We jump around celebrating with excitement. This is absolutely incredible.
"What do we do now?" I ask.
"It's high time the family comes to visit them. We'll bring them in and they can see it for themselves. 3 whole years is no joke." Kendo says while texting away on his phone.
"I agree, that's the right thing to do. Go get them Rin. Go tell them the family is coming home." Jin taps me on the back smiling.
Zero volunteers to come along. I'll visit the Hiryu's, he's going to visit Kai's father. They have been keeping in touch all this while. He's finally going to see his son again. He's been nothing but worried all this time.
~
Yachi
I flush the toilet looking so confused. Why am I vomiting blood? I feel so weak too.
"Are you alright?" Magenta asks. Today she's leaving, if I say anything she might stay, if I don't say anything I'll be doing something wrong too.
"I'm dying Gen, but look, I do not want you thinking that you have to stay, please, be happy for the both of us. Be a better mother, I should have been better. So, go out there and live your life for me also. Okay?"
She gives me a hug, "I will I promise." She walks away and part of me is so disappointed with our goodbye. She is too eager to leave me, I hate that.
I don't want to die. I am not ready yet, I want to try again.
"Give me my 1001." I say to Kaiya wherever she is.
I fall asleep and experience 1000 versions of my life, I never chose Kaiya. I never chose Kai. I always leave for someone else. 80% of the time it's Toya.

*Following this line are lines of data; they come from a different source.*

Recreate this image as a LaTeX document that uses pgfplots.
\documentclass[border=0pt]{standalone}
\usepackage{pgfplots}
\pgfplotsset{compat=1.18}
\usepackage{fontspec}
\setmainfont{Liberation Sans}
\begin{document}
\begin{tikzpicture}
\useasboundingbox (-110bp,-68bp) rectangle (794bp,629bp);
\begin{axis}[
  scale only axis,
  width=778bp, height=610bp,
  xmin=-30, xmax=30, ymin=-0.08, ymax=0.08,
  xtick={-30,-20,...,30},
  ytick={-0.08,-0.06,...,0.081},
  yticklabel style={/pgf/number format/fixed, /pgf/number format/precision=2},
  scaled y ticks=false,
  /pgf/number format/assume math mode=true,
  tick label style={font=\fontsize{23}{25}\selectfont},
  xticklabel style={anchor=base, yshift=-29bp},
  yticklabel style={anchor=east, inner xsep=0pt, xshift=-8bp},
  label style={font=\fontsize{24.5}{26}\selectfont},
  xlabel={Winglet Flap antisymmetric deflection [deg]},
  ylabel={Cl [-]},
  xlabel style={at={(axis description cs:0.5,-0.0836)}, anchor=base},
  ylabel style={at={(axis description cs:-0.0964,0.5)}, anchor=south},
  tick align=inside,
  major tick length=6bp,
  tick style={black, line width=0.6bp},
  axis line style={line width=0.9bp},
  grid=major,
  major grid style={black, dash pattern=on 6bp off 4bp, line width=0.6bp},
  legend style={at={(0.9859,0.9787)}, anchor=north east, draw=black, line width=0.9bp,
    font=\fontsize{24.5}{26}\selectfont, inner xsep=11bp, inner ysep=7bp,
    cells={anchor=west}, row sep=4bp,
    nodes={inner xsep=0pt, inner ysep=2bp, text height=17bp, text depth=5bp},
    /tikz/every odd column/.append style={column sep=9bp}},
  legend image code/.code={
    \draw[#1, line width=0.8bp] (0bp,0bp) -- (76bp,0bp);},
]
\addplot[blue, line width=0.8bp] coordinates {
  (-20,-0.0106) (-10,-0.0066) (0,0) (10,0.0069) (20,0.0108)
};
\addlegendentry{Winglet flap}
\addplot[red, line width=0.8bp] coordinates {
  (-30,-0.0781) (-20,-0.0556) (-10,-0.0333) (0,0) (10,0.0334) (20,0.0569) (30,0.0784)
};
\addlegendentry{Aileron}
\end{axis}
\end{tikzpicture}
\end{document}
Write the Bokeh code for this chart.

"Why Rei though, why the outcome where Toya is in the picture?"
"Because they fell in love 1000 times." Teen Kaiya stands in front of me, "Out of a 1000 alternate realities every last one ends in death and tragedy for me because of you. I died 1000 times, this was the only one where I could come back to life.
"I didn't choose who to mark, I just wanted a perfect life, and even my perfect life is still in hell. You've been overthinking everything all this time. I never did anything special. I didn't manipulate people, I didn't hurt people. I didn't put my own selfish desires above those of others.
"I am nothing like you. I will never be anything like you. So, good bye. I hope these answers bring you some comfort. For the record, I am so grateful I will never know you as my mother. What utter trash and a disappointment you turned out to be."
"Why Rei?" I just want to know, out of every woman on earth, why her?
"Because she was there twice. All the other options were better, Rei pales in comparison to the perfect life I could have had with them, but Rei could love me twice. If ever given an option to do this for me again, she'd say yes in a heart beat. That's how I chose her."
"You don't get to choose your parents, all my life that's what I was told, and it was true. As a mother I was supposed to be irreplaceable."
"It's a good thing you were wrong." She turns around and I feel my blood boiling.
I wake up and everything hurts. My entire body hurts. It's like I'm shattering, exactly the same way Eri shattered.
I don't want to die. I don't want to go out like this.
Somebody please, Save me.
I can change I can be better. I know now what I should do. I know I was wrong, I know how to make things right.
"They fell in love a 1000 times." Those words echo in mind over and over again.
That means I fell in love with Kai a thousand times, what about that 1001.
Please!!!!!!!!
I'm Sorry!!!!!!!!!
"Kaiya I'm begging you. Just check for that 1001. Not for me but your father. He at least deserves better then being the third leg in a relationship between Rei and Toya. Please I'm begging you. Give me one last chance."
"Just one more." She stands in front of me and nods. I sigh in relief. Good.